[Records from a collection]
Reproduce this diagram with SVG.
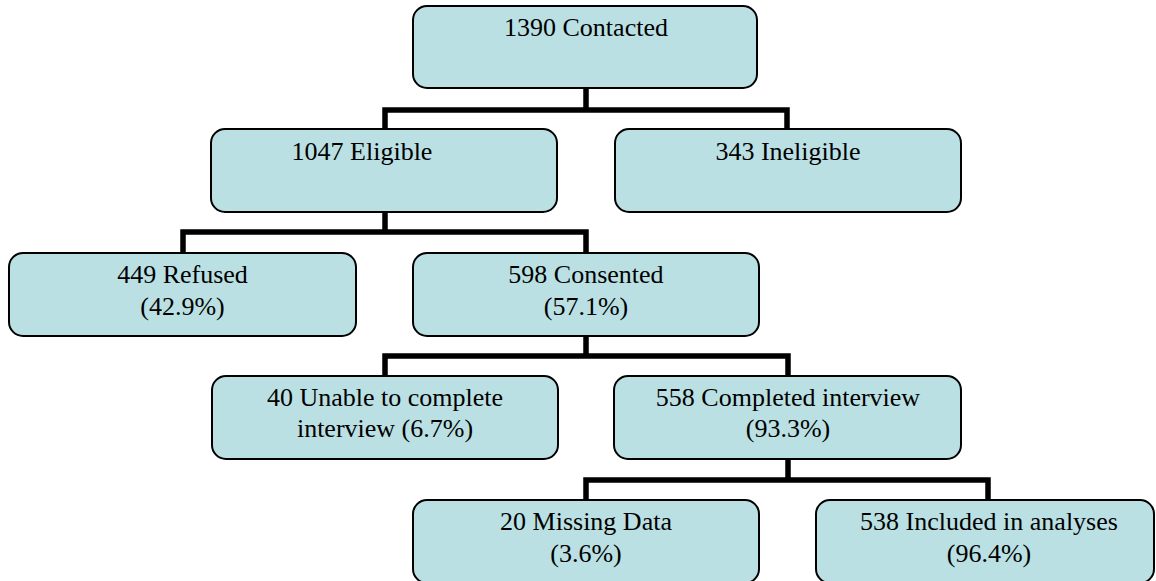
<svg xmlns="http://www.w3.org/2000/svg" width="1156" height="581" viewBox="0 0 1156 581">
<style>
.box{fill:#BAE0E3;stroke:#000;stroke-width:2}
.t{font-family:"Liberation Serif","Times New Roman",serif;font-size:26px;fill:#000;text-anchor:middle}
.c{fill:none;stroke:#000;stroke-width:5.5;stroke-linejoin:miter;stroke-linecap:butt}
</style>
<rect width="1156" height="581" fill="#fff"/>
<g id="connectors">
<path class="c" d="M586 88V110M385 129V110H787V129"/>
<path class="c" d="M385 212V232M183 253V232H586V253"/>
<path class="c" d="M586 336V356M385 376V356H788V376"/>
<path class="c" d="M788 459V480M586 500V480H988V500"/>
</g>
<g id="n-contacted">
<rect class="box" x="413" y="6" width="344" height="82" rx="14"/>
<text class="t" x="586" y="36">1390 Contacted</text>
</g>
<g id="n-eligible">
<rect class="box" x="211" y="129" width="346" height="83" rx="14"/>
<text class="t" x="362" y="160">1047 Eligible</text>
</g>
<g id="n-ineligible">
<rect class="box" x="615" y="129" width="346" height="83" rx="14"/>
<text class="t" x="788" y="160">343 Ineligible</text>
</g>
<g id="n-refused">
<rect class="box" x="9" y="253" width="347" height="83" rx="14"/>
<text class="t" x="182.5" y="283">449 Refused</text>
<text class="t" x="182.5" y="315">(42.9%)</text>
</g>
<g id="n-consented">
<rect class="box" x="413" y="253" width="346" height="83" rx="14"/>
<text class="t" x="586" y="283">598 Consented</text>
<text class="t" x="586" y="315">(57.1%)</text>
</g>
<g id="n-unable">
<rect class="box" x="212" y="376" width="346" height="83" rx="14"/>
<text class="t" x="385" y="406">40 Unable to complete</text>
<text class="t" x="385" y="437">interview (6.7%)</text>
</g>
<g id="n-completed">
<rect class="box" x="614" y="376" width="347" height="83" rx="14"/>
<text class="t" x="788" y="406">558 Completed interview</text>
<text class="t" x="788" y="437">(93.3%)</text>
</g>
<g id="n-missing">
<rect class="box" x="413" y="500" width="346" height="83" rx="14"/>
<text class="t" x="586" y="530">20 Missing Data</text>
<text class="t" x="586" y="562">(3.6%)</text>
</g>
<g id="n-included">
<rect class="box" x="816" y="500" width="338" height="83" rx="14"/>
<text class="t" x="989" y="530">538 Included in analyses</text>
<text class="t" x="989" y="562">(96.4%)</text>
</g>
</svg>
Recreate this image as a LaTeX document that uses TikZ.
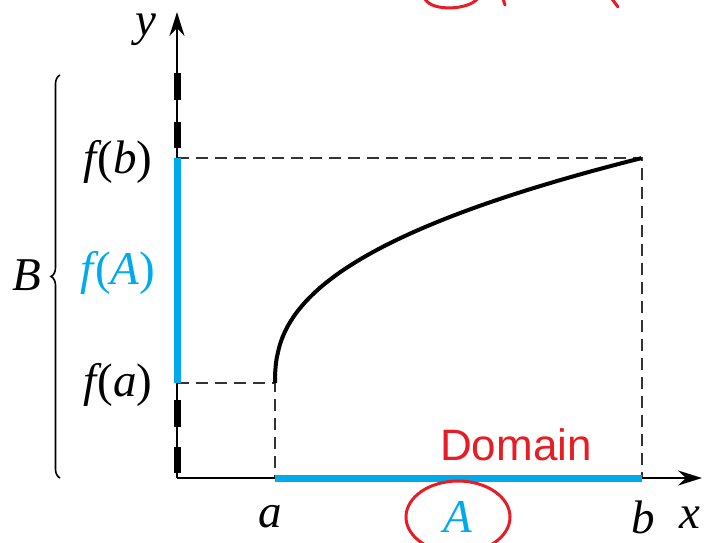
\documentclass[tikz,border=0pt]{standalone}
\usepackage{fontspec}
\setmainfont{Liberation Serif}
\setsansfont{Liberation Sans}
\usetikzlibrary{arrows.meta, decorations.pathreplacing}
\definecolor{domblue}{RGB}{0,170,235}
\definecolor{inkred}{RGB}{232,28,36}

\begin{document}
\begin{tikzpicture}[x=1pt, y=-1pt,
  axis/.style={line width=2.4pt, -{Stealth[length=24pt, width=15pt, inset=8pt]}},
  guide/.style={dash pattern=on 12pt off 7pt, line width=2pt, color=black!80},
  setline/.style={line width=7pt, color=domblue},
  thickdash/.style={line width=7pt, line cap=butt},
  lbl/.style={font=\fontsize{47}{50}\selectfont\itshape, inner sep=0pt},
  pen/.style={color=inkred, line width=3pt, line cap=round},
]
\useasboundingbox (0,0) rectangle (709,542);
\clip (0,0) rectangle (709,542);

% Points
\coordinate (O) at (177,478);
\coordinate (xend) at (702,478);
\coordinate (yend) at (177,12);
\coordinate (a) at (275,478);
\coordinate (b) at (642,478);
\coordinate (fa) at (177,383);
\coordinate (fb) at (177,158);
\coordinate (Pa) at (275,383);
\coordinate (Pb) at (642,158);

% Dashed guides
\draw[guide] (fa) -- (Pa) -- (a);
\draw[guide] (fb) -- (Pb) -- (b);

% Axes
\draw[axis] (O) -- (xend);
\draw[axis] (O) -- (yend);
\foreach \ya/\yb in {73/100, 122/148, 400/427, 447/473}
  \draw[thickdash] (177,\ya) -- (177,\yb);

% Sets
\draw[setline] (a) -- (b);
\draw[setline] (fa) -- (fb);

% Graph of f
\draw[line width=4pt] plot[domain=0:1, samples=80, smooth] ({275+367*(\x)^2.44},{383-225*\x});

% Codomain brace
\coordinate (br1) at (60,478);
\coordinate (br2) at (60,75);
\draw[line width=1.6pt, decorate, decoration={brace, amplitude=9pt}] (br1) -- (br2);

% Labels
\node[lbl] (ylab) at (146,30) {y};
\node[lbl] (xlab) at (690,518) {x};
\node[lbl] (alab) at (270,517) {a};
\node[lbl, text=domblue] (Alab) at (458,517) {A};
\node[lbl] (blab) at (643,517) {b};
\node[lbl] (fblab) at (118,162) {f\kern1pt\upshape(\itshape b\upshape)};
\node[lbl, text=domblue] (fAlab) at (118,273) {f\kern1pt\upshape(\itshape A\upshape)};
\node[lbl] (falab) at (118,385) {f\kern1pt\upshape(\itshape a\upshape)};
\node[lbl] (Blab) at (27,275) {B};

% Handwritten notes
\node[font=\sffamily\fontsize{44}{48}\selectfont, text=inkred, inner sep=0pt] (dom) at (516,445) {Domain};
\draw[pen] (Alab) ellipse [x radius=52, y radius=36];
\draw[pen] (425,-1) .. controls (432,12) and (470,10) .. (478,-2);
\draw[pen] (503,-1) -- (505,5);
\draw[pen] (612,-1) -- (618,7);

\end{tikzpicture}
\end{document}
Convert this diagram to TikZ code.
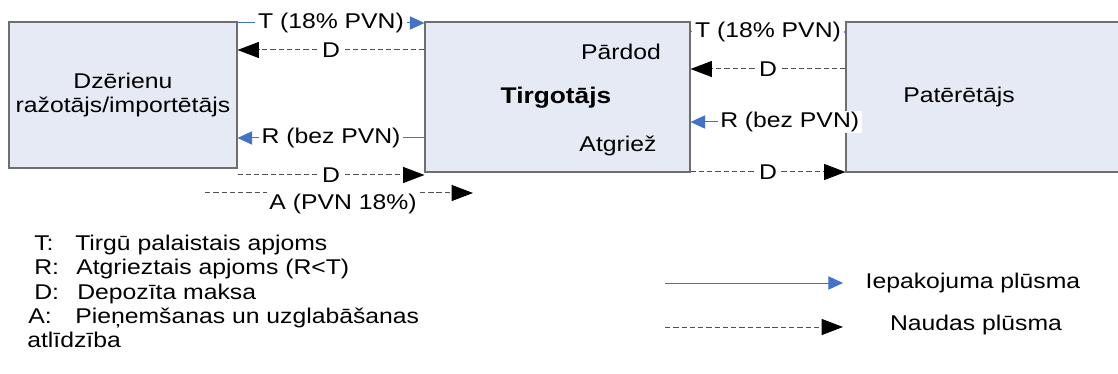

*WORK INSTRUCTIONS*. Gather, from the listing above, every line carrying the word "diagram".

*SOLUTION TO THE PROBLEM*.
Reproduce this diagram with SVG.
Convert this diagram to TikZ code.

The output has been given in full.